Letter to the Editor: Patrick O’Brian asks if those Conservative voters who chose Liz Truss as their leader, have now “seen the light” (Frankly Speaking, Cambrian News 12 October). In regards to taxation, I do not think that most Conservatives are capable of seeing the light.

Too many of them see collective community endeavour as socialism. They approve of nurturing their high culture, like the ballet, theatre, concert music, art galleries, but swimming pools, libraries, state school sports facilities, community parks, youth facilities, even the NHS, can all be thrown under the bus wheels of austerity, as long as it spares their pocket.

In the early years of Thatcher, the workforces of major construction projects were employed under a main contractor, but because this had given negotiating power to the workforce, the Tories employed their historically favourite strategy of divide and rule, creating several smaller contractor companies on a project site.

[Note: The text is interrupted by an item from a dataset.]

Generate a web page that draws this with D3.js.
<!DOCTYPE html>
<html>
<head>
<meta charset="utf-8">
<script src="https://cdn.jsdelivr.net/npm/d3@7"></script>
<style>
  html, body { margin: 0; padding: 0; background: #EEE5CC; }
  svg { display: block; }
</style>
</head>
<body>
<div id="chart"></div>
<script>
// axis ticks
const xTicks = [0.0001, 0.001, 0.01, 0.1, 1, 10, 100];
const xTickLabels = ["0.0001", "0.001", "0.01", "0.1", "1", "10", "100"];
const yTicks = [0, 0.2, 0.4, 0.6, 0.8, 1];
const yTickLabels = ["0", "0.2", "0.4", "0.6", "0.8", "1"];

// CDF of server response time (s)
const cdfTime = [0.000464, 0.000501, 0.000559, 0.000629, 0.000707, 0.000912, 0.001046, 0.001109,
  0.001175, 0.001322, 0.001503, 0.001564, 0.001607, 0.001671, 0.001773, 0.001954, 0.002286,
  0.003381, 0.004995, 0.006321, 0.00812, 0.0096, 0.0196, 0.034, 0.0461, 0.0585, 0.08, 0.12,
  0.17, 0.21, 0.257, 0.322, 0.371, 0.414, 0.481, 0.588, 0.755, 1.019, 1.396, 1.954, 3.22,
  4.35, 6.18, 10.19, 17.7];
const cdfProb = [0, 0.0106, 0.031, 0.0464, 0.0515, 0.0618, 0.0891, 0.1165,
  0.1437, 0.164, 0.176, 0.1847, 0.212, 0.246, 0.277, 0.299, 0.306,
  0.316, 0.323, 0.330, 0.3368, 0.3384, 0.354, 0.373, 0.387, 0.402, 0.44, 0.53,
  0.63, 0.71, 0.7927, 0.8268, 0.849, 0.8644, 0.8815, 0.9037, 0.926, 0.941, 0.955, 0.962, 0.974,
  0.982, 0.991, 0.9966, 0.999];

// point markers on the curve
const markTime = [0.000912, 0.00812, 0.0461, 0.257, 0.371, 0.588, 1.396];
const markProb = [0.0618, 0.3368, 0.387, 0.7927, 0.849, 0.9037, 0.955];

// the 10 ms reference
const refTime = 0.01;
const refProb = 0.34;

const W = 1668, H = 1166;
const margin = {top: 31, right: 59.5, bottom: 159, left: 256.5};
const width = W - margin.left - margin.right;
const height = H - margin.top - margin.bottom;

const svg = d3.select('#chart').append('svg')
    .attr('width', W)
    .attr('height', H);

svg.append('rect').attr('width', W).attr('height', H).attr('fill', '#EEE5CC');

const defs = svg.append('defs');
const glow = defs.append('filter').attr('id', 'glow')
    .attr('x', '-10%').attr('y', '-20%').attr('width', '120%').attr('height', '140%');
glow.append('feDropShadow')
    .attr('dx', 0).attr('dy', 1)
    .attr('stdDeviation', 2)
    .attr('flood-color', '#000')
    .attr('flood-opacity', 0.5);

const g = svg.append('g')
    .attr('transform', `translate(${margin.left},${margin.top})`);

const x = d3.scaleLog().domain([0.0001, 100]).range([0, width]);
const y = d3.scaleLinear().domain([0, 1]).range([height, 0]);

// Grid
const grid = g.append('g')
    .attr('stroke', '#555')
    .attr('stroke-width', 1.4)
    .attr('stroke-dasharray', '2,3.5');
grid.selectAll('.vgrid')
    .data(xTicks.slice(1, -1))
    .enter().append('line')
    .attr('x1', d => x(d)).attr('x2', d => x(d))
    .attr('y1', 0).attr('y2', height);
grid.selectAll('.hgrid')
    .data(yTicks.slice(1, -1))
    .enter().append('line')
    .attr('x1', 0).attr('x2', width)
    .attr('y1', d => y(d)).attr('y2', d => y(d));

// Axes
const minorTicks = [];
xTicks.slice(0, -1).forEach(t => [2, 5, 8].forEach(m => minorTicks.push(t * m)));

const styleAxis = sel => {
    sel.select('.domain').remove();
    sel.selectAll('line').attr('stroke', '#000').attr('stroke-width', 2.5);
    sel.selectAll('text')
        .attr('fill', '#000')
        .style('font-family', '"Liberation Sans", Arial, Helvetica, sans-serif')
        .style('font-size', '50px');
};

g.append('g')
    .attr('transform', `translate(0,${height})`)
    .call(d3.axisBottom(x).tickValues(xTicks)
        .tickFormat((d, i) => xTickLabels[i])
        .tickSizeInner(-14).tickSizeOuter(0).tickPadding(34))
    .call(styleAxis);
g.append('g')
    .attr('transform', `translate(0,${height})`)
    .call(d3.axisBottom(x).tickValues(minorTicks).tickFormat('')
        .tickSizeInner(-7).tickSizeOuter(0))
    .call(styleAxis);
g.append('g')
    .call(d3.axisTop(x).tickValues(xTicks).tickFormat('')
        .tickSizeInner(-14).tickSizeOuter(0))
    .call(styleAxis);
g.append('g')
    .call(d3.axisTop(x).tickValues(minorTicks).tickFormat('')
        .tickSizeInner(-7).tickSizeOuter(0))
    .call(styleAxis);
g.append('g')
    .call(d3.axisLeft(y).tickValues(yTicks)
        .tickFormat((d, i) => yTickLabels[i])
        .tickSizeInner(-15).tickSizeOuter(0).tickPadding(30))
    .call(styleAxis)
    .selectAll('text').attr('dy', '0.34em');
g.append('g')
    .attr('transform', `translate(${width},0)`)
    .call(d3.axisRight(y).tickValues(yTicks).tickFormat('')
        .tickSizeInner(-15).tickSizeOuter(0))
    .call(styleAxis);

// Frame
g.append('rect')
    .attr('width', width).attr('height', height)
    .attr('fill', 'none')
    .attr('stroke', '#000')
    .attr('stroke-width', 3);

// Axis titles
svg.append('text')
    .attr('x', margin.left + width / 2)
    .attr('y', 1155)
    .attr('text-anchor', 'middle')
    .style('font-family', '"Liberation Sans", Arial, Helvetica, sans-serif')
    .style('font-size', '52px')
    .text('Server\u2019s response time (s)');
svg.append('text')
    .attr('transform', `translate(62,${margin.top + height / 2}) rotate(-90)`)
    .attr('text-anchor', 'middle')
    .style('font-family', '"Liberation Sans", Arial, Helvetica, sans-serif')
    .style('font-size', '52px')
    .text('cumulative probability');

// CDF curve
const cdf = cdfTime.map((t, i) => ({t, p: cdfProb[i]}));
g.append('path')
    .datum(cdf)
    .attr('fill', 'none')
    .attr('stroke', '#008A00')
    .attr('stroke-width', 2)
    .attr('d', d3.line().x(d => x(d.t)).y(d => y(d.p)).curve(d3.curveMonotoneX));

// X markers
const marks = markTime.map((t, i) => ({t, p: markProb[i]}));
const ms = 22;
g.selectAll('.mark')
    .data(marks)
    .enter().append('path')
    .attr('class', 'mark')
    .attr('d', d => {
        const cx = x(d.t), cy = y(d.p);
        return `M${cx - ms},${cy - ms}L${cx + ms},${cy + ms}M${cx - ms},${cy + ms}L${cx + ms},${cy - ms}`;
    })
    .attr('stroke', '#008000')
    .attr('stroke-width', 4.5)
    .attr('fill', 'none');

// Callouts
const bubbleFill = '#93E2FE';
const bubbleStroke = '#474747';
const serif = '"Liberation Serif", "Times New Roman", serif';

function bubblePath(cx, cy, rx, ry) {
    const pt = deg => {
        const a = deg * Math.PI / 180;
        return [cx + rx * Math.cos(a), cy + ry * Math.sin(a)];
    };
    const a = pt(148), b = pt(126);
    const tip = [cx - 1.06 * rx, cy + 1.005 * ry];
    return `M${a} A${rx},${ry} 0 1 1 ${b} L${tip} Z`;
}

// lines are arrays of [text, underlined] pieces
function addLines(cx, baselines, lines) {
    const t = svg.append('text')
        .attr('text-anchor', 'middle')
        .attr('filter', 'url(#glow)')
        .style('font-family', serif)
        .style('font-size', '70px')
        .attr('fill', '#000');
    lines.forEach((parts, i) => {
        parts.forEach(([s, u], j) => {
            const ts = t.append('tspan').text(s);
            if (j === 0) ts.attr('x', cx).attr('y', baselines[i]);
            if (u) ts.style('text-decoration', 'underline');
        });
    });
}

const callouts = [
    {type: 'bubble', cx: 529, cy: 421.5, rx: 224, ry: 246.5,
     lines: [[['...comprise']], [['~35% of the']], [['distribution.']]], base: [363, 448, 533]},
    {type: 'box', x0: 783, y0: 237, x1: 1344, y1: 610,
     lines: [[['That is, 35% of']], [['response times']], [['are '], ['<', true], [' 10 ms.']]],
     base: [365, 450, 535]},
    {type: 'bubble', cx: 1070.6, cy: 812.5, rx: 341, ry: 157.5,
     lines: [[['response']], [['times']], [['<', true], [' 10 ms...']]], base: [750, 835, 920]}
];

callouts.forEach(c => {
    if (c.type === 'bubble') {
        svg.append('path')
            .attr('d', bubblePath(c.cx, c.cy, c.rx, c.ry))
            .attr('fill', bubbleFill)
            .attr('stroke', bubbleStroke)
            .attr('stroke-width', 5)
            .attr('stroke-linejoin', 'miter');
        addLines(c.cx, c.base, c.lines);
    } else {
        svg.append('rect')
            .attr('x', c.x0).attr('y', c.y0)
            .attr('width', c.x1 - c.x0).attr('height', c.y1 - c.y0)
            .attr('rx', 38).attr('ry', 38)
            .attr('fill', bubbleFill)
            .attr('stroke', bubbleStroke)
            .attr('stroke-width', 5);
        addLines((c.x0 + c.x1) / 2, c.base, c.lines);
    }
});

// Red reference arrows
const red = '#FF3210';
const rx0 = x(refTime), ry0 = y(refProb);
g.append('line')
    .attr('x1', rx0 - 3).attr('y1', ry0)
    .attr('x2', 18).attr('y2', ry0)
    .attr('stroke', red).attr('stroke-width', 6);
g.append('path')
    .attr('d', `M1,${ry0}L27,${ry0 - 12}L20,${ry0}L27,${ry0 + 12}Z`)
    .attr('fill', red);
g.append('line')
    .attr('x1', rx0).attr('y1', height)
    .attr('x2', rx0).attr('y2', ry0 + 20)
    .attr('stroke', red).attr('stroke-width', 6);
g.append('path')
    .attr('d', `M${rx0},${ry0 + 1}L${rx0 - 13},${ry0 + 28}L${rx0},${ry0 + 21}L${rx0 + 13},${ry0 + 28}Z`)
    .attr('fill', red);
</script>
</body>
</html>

However, whether the workforce was unified or divided, everyone paid their PAYE tax, in full, and since overtime was a structural feature of construction projects, the workers invariably entered the highest tax bracket. But the workforces still retained some negotiating power, causing the Tories to further refine their divide and rule, by promoting agency employment, and yet further fragmentation.

I avoided agency work until it was inescapable, and I found myself, as a pipefitter welder in a fabrication shop in Aberdeen. I was sceptical when told I would pay little tax, and I was surprised how little I did pay. However, HMRC became worried that their captive PAYE cohort were behaving like the wider business community, and over the years they have trimmed the tax avoidance wings of agency employment.

Now it is universal, and the Tories are promising to use agency staff to break strikes, surely the ultimate in divide and rule. It is so universal that untold thousands of government and public employees use tax avoidance schemes to minimise their liability.

They are all indifferent to the public realm, like Trussian acolytes they are only in thrall to their pockets.